WORK TO COMPLETE: Copy every line from the records below that holds the word "this".
═════ RECORDS FOR THE TASK ═════
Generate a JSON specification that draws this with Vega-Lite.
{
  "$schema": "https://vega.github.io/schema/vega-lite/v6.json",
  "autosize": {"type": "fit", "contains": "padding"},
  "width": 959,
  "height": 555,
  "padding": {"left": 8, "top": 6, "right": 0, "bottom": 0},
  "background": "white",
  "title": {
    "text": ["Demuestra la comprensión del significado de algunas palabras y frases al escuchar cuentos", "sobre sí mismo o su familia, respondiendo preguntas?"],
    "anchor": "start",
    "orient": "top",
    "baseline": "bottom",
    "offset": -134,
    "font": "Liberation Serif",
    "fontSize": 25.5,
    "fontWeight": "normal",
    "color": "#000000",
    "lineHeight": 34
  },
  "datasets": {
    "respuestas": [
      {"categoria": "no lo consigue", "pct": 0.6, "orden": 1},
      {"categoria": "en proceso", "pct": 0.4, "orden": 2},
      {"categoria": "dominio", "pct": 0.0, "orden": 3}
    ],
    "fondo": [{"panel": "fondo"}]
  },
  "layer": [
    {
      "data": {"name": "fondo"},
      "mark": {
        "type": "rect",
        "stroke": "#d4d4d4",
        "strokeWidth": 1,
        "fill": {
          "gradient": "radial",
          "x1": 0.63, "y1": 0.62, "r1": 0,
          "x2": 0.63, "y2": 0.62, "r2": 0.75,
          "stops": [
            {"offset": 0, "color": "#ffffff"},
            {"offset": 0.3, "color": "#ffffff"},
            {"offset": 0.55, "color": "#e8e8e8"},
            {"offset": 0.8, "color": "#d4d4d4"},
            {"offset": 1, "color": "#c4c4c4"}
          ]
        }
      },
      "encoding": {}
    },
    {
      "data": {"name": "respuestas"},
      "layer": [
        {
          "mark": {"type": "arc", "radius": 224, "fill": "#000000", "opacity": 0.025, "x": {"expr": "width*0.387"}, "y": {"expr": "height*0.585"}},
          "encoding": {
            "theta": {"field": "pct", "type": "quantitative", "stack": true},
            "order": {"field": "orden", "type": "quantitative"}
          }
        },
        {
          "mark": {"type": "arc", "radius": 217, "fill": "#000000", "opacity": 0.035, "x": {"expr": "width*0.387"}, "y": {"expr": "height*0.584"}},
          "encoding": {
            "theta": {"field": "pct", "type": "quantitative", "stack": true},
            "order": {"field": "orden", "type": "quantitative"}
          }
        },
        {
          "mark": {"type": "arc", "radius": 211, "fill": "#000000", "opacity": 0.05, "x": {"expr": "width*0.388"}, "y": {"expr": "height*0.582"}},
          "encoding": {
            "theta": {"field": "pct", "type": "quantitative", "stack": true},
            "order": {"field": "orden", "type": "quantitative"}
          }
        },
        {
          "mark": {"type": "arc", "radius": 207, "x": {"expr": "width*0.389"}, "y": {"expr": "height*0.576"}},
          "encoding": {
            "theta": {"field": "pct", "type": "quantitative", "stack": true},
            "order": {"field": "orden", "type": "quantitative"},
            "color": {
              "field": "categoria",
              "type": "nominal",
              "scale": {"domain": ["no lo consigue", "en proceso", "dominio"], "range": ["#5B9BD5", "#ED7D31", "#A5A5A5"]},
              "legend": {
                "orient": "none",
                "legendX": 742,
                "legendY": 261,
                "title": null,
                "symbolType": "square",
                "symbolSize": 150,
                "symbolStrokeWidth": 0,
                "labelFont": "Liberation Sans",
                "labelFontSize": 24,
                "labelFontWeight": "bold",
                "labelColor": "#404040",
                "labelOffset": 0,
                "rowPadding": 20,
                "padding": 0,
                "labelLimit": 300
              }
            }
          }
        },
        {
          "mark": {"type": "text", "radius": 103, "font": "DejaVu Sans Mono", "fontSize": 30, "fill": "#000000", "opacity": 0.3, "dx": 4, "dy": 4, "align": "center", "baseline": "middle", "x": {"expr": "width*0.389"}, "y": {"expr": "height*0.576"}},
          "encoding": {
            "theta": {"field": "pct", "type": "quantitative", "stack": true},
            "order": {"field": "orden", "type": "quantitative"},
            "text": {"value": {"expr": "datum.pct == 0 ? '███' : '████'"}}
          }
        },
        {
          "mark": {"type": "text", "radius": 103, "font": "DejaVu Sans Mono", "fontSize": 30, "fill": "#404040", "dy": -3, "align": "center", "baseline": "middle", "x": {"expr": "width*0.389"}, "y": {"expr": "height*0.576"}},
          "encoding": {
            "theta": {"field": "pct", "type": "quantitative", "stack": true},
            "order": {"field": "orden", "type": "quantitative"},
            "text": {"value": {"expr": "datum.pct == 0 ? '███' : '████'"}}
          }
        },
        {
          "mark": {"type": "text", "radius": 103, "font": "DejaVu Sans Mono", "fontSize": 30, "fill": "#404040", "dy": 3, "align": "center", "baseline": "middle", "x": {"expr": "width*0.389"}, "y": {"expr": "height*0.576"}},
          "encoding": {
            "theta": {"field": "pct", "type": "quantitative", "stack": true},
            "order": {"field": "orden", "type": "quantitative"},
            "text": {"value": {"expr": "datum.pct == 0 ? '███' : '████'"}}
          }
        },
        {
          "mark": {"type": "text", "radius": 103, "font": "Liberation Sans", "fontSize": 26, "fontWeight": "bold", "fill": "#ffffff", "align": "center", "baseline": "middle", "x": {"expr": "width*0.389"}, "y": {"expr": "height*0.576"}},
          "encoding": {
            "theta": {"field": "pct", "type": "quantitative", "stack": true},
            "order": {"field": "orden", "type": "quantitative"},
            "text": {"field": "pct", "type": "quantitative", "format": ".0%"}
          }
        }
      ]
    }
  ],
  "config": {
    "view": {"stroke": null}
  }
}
═════
═════ RECORDS FOR THE TASK ═════
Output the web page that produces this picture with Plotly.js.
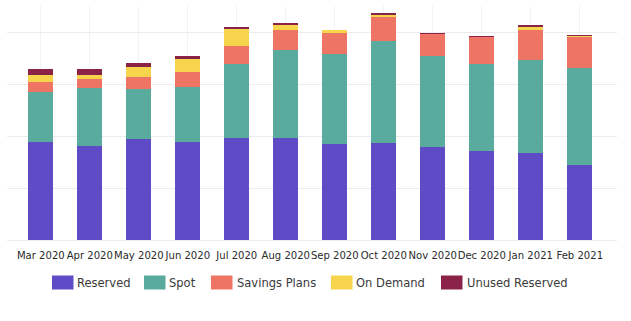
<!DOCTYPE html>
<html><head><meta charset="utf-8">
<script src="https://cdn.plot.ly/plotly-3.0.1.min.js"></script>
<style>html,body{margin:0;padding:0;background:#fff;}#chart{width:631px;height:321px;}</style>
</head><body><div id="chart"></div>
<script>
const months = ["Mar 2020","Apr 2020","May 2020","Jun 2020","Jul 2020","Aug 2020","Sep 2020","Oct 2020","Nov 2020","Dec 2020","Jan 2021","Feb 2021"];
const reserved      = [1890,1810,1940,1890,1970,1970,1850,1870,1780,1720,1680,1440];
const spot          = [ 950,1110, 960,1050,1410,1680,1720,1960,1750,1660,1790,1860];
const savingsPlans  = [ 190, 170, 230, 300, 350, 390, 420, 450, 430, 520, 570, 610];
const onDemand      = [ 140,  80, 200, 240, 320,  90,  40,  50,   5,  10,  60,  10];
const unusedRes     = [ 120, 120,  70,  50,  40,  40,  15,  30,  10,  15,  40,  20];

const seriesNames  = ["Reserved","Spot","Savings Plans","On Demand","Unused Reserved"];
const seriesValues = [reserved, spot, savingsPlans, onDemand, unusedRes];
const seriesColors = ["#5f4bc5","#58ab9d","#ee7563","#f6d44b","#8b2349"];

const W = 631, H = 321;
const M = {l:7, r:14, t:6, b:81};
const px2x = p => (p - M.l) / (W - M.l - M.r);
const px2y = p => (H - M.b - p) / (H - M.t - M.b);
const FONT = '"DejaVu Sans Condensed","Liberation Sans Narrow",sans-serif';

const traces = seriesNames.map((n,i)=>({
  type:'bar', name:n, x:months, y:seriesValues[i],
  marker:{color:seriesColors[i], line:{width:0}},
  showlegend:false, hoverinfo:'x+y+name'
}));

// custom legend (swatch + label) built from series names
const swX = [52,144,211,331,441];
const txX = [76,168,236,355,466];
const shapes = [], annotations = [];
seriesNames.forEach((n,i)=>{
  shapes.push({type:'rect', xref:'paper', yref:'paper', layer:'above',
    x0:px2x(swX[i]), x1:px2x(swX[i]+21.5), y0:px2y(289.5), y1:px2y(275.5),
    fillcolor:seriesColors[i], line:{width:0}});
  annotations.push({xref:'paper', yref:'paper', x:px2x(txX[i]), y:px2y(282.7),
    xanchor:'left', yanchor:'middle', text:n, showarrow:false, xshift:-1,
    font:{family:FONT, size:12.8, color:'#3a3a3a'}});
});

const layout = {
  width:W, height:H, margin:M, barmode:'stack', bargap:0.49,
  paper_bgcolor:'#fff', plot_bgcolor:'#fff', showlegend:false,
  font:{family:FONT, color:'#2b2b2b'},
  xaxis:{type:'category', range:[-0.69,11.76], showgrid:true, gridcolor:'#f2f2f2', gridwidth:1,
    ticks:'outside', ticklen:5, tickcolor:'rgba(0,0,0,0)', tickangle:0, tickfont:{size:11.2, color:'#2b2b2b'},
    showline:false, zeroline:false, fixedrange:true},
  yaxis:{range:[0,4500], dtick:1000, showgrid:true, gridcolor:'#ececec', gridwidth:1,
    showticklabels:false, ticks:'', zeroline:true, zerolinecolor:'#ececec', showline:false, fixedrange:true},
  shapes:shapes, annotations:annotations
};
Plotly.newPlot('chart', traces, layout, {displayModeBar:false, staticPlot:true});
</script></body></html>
═════
THE OUTPUT:
Generate a JSON specification that draws this with Vega-Lite.
Output the web page that produces this picture with Plotly.js.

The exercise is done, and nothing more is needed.